Agora vou falar um pouco sobre o meu avô, Álvaro Frazão.

         Tenho a mania de classificar todo mundo literáriamente; acredito que todos possam ser taxados dentro de um padrão literário. Existem pessoas que dariam ótimos personagens de poemas, outras de contos, outras de letras de música, outras de novelas e por aí afora. Meu avô é o típico protagonista de uma saga. O típico protagonista de uma saga de John Steinbeck.

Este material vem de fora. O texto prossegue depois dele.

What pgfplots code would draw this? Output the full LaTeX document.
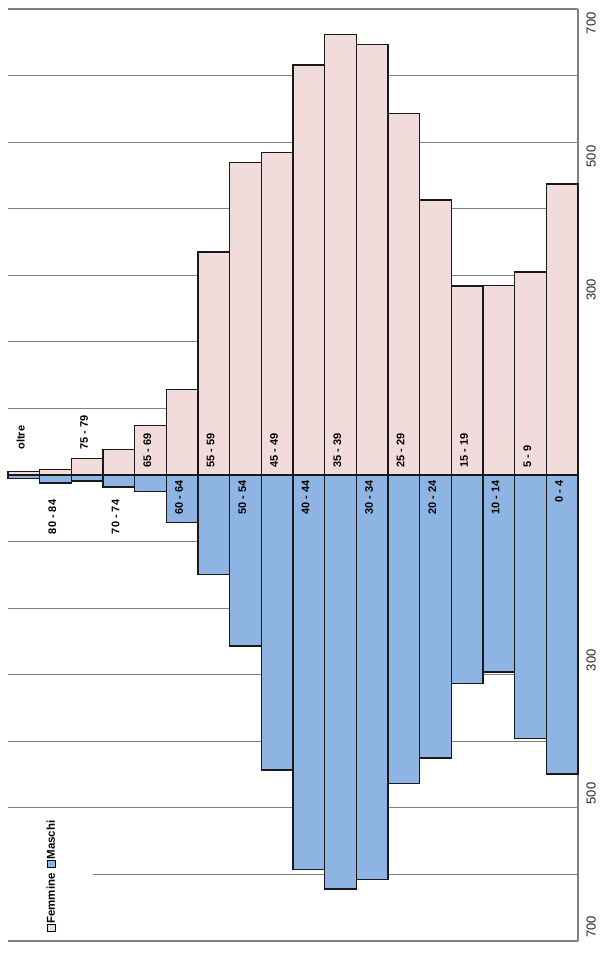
\documentclass[border=0pt]{standalone}
\usepackage{pgfplots}
\pgfplotsset{compat=1.18}
\usepackage{pgfplotstable}
\usepackage{fontspec}
\setmainfont{Liberation Sans}
\usetikzlibrary{calc}
\definecolor{fem}{RGB}{242,220,219}
\definecolor{mas}{RGB}{142,180,227}
\definecolor{gridc}{RGB}{128,128,128}
\setlength{\fboxsep}{0pt}
\setlength{\fboxrule}{0.8pt}

\pgfplotstableread{
idx F M
0 5 5
1 8 12
2 25 9
3 38 18
4 74 25
5 128 71
6 335 150
7 470 257
8 484 443
9 616 593
10 662 622
11 647 608
12 543 464
13 413 425
14 284 313
15 285 296
16 305 396
17 437 449
}\pop

\begin{document}
\begin{tikzpicture}[
  catp/.style={rotate=90, anchor=west, inner sep=0pt, font=\bfseries\fontsize{11}{12}\selectfont},
  catm/.style={rotate=90, anchor=east, inner sep=0pt, font=\bfseries\fontsize{11}{12}\selectfont}]
\begin{axis}[
 scale only axis, width=570pt, height=932pt,
 xmin=-0.5, xmax=17.5, ymin=-700, ymax=700,
 axis x line=none, axis y line=right,
 y axis line style={-, draw=gridc, line width=1.2pt},
 ytick={300,500,700}, yticklabels={300,500,700},
 extra y ticks={-700,-500,-300}, extra y tick labels={700,500,300},
 minor ytick={-700,-600,...,700},
 ymajorgrids=false, yminorgrids=true,
 minor grid style={draw=gridc, line width=1.2pt},
 major tick length=0pt, minor tick length=0pt,
 yticklabel style={rotate=90, anchor=north east, font=\fontsize{13}{15}\selectfont, text=black!85},
 extra y tick style={yticklabel style={anchor=north west}, grid=none},
 yticklabel shift=5pt,
 ybar, bar width=1, bar shift=0pt,
 clip=false,
]
\addplot[fill=fem, draw=black!90, line width=1.2pt] table[x=idx, y=F] {\pop};
\addplot[fill=mas, draw=black!90, line width=1.2pt] table[x=idx, y expr=-\thisrow{M}] {\pop};

\node[catp] at (axis cs:-0.1,38) {oltre};
\node[catp] at (axis cs:1.9,38) {75 - 79};
\node[catp] at (axis cs:3.9,11) {65 - 69};
\node[catp] at (axis cs:5.9,11) {55 - 59};
\node[catp] at (axis cs:7.9,11) {45 - 49};
\node[catp] at (axis cs:9.9,11) {35 - 39};
\node[catp] at (axis cs:11.9,11) {25 - 29};
\node[catp] at (axis cs:13.9,11) {15 - 19};
\node[catp] at (axis cs:15.9,11) {5 - 9};

\node[catm] at (axis cs:0.9,-37) {80 - 84};
\node[catm] at (axis cs:2.9,-37) {70 - 74};
\node[catm] at (axis cs:4.9,-8) {60 - 64};
\node[catm] at (axis cs:6.9,-8) {50 - 54};
\node[catm] at (axis cs:8.9,-8) {40 - 44};
\node[catm] at (axis cs:10.9,-8) {30 - 34};
\node[catm] at (axis cs:12.9,-8) {20 - 24};
\node[catm] at (axis cs:14.9,-8) {10 - 14};
\node[catm] at (axis cs:16.9,-8) {0 - 4};

\fill[white] (axis cs:-0.5,-685) rectangle (axis cs:2.18,-515);
\node[rotate=90, inner sep=0pt, font=\bfseries\fontsize{11.5}{13}\selectfont] at (axis cs:0.86,-603)
  {\fcolorbox{black}{fem}{\rule{0pt}{7pt}\rule{7pt}{0pt}}Femmine\hspace{5pt}\fcolorbox{black}{mas}{\rule{0pt}{7pt}\rule{7pt}{0pt}}Maschi};
\end{axis}
\pgfresetboundingbox
\path[use as bounding box] ($(current axis.south west)+(-8pt,-12pt)$) rectangle ($(current axis.north east)+(28pt,9pt)$);
\end{tikzpicture}
\end{document}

         Steinbeck teria gostado de escrever sobre ele. O meu avô se encaixa perfeitamente em suas histórias. É um daqueles homens que parecem com troncos de árvores, que se solidificam; enfim, um daqueles trágicos heróis das grandes sagas.

         Li um livro do Steinbeck chamado A Leste do Éden. Também existe o filme (outra obra prima), chamado Vidas Amargas, estrelado por James Dean. Mas o livro reflete melhor o que quero falar sobre o meu avô

         O personagem central é um homem cujo nome é Adam Trask, um forasteiro que se instala numa cidadezinha de Salinas e pega para si um pedaço de terra infértil. Adam Trask teve uma visão, e soube na mesma hora que aquele seria o lugar de sua sonhada fazenda. Todos o chamaram de louco, pois aquela terra era puro cascalho, nada nascia naquele chão. O livro inteiro gira em cima de Adam Trask e retrata sua vida como uma saga, descrevendo a passagem dos anos, das décadas, das estações.

         Meu avô é exatamente como Adan Trask. Instalado num solo de cascalhos, persistindo através do vento, do tempo, dos anos e das tempestades. Ele plantou trigo numa terra infértil, estação após estação, de pé, rijo como um tronco de árvore, sobrevivendo aos revezes da natureza e do homem.

         No início do livro Adam Trask é um jovem forasteiro, e a narrativa o acompanha até a velhice, enquanto ele segue adiante, sem jamais perder a convicção em sua fazenda. Isto se perde no filme que tem James Dean como astro, interpretando Cal, o filho de Trask. James Dean dá um show; ele era um gênio, mas fez com que a figura de Adam Trask fosse diminuída. No livro este é o centro de tudo, o centro da saga; a ascensão, a queda e novamente a ascensão.

         Talvez o próprio Steinbeck fosse como Adam Trask, e como o meu avô. Creio que sim. E creio que Steinbeck teria gostado de conhecê-lo, pois ele gostava de sagas, gostava da idéia de uma grande história universal encarnada na figura de um indivíduo ou de um grupo de indivíduos; o que, afinal, é base de todas as sagas: histórias que descrevem uma verdade (ou uma mentira) universal, focada na figura do indivíduo ou de um grupo de indivíduos. Talvez um dia eu escreva uma saga e use o meu avô como personagem. Por enquanto, ainda sou novo demais, ainda não tenho sagas dentro de mim. Tenho rompantes, conflitos e ápices emocionais, mas não uma saga, não esse "quê" de tronco de árvore tão necessário a empreitadas como essa. Meu avô tem isso. Steinbeck também tinha.

         Enfim, essa foi sobre o meu avô, mas não consegui retratá-lo muito bem. Quem quiser realmente saber como ele é precisa ler John Steinbeck, principalmente A Leste do Éden.

         No fim do livro, quando Adam Trask sofre o derrame e fica catatônico na cama, incapaz de se mover e de se comunicar, seu filho Cal assume a fazenda. Mas não é um final de frustração, é um final de realização. Ele está lá, na cama, mas ainda existe vida nos seus olhos inertes. É como se bem lá no fundo Adam Trask soubesse que conseguiu; a fazenda prosperou, a saga foi firmada. E na próxima estação, quando Cal fincar a enxada na terra, o que ele vai tirar do solo não será cascalho, e sim feijões.